In a bid to revive FTX, CEO John Ray has initiated discussions with potential investors keen on financing the exchange’s reimagined future.
The bankrupt cryptocurrency platform, FTX, is edging closer to a complete overhaul as it prepares to relaunch as a brand-new exchange.
According to a report by The Wall Street Journal on June 28, FTX restructuring chief John Ray has begun the process of reaching out to interested parties to gauge their interest in the reboot of the FTX.com exchange.
Insiders familiar with the matter revealed that the company has been engaged in talks with investors regarding funding for this potential relaunch. Notably, Figure, a blockchain lending company, has expressed its interest in the process.
Cointelegraph attempted to contact Figure for comment but did not receive an immediate response.
Reportedly, prospective bidders have until the end of the week to submit Letters of Intent, which will outline the terms and conditions of their involvement.
Significantly, sources indicate that current FTX creditors may be offered a stake in the restructured cryptocurrency exchange, along with other forms of compensation.
Interestingly, it is expected that FTX will not retain its original name, “FTX 2.0,” or any other variation, but instead opt for a rebranding with a different identity.

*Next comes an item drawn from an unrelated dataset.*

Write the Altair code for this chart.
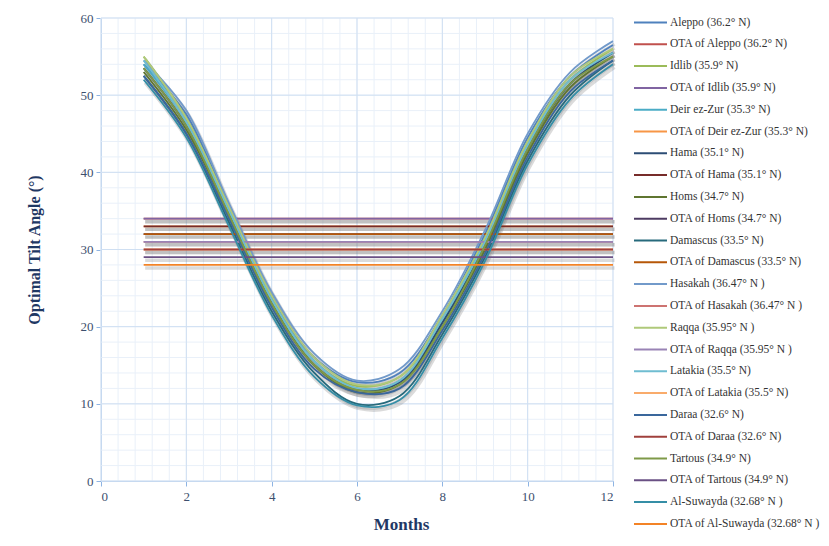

FTX Team Sees Reboot as Best Strategy for Creditor Repayment Success
Overall, it appears that Ray and the FTX team view a reboot as the most viable approach to ensuring optimal outcomes for creditors in terms of repayment.
FTX’s legal team had previously stated in April that they anticipate completing the launch of the new exchange sometime in the second quarter of 2024.
In a report concerning the recovery process on June 26, it was revealed that FTX still faces a significant deficit of nearly $2 billion. The efforts to recover these missing funds have been further hampered by allegations of misappropriation of customer assets by key FTX executives.
Daniel Friedberg, a former regulatory officer at FTX who is believed to have played a role in several legal proceedings, was sued by FTX on June 27 for allegedly orchestrating “hush money” payments to silence potential whistleblowers and authorizing fraudulent transfers and loans.
The report on the missing funds also highlighted alleged investments in venture capital firms, a Bahamian real estate portfolio worth $243 million, and multiple donations to non-profit organizations.